In later life, he proved that he still had the trait of moderation. Both of my parents were ardent Democrats & supporters of FDR & Truman while most of their friends were Republicans or Southern Democrats. But this difference never got in the way of their friendships.


Big Charlie won several thousand dollars, including $15 from his younger son, as a result of the Truman-Dewey election. The betting odds were 15:1 in favor of Dewey. 


After retirement, the Truman’s returned to Independence, MO. Mr. Truman had an office in Kansas City. My father arranged a meeting and took a train from Atlanta to Kansas City, stayed overnight in a hotel and went to Mr. Truman’s Office the next morning. He was ushered into the President’s office. Mr. Truman looked up at him and said “Currie, why in the hell did you come all the way from Atlanta to see me? I thought that all of you fellows down there hated me”. 


My father looked him in the eye and replied “Not all, Mr. President”. From this point they had a 45 minute chat which was a high point in my father’s life.


Though our mother gave Charles & me 1st stage punishment for misdeeds, the really egregious acts justified waiting for our father to come home in the evenings. One or the other or both of us would be invited to join him in his ”office”, the bathroom adjoining our parents bedroom.

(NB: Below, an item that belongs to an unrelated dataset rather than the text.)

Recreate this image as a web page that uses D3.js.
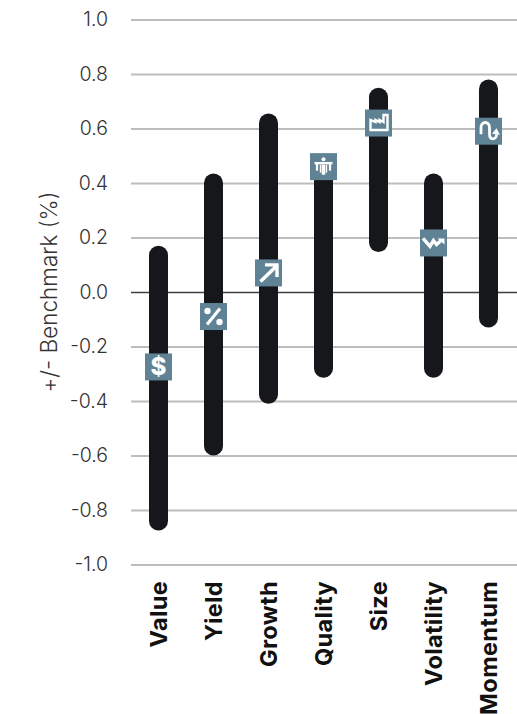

He would ask us to “assume the position” and he would then whack our fannies a few times. As a rather well-behaved little boy I got far fewer invitations to the “office” than did my more rambunctious older brother.


Over the years Charles started calling me “The Favorite” because I was always easier to manage. This was partially because I was sneakier in my escapades than he. 


Charles always got caught. Any misbehavior that he did always cane to light - he made sure of it if I didn’t. He must have liked the disruption even if he got punished for it. 


One factor in our family was that Charles was more popular with the Currie side and I with the Berry side. It worked both ways too. My mother’s family was quite different than my father’s. Both of her brother’s were early engineering graduates of Georgia Tech. Francis Rigdon Berry, the older, was the Chief Engineer of the American Waterworks in New York City. His family lived in New Rochelle.


Her other older brother, Maxwell Rufous Berry, started his own company, The Electric Products Company, in Cleveland, Ohio. He was my favorite uncle and probably the main reason I went to Georgia Tech and became an engineer myself. Whenever Uncle Max came to town (see letter to Mark Berry), I was delighted.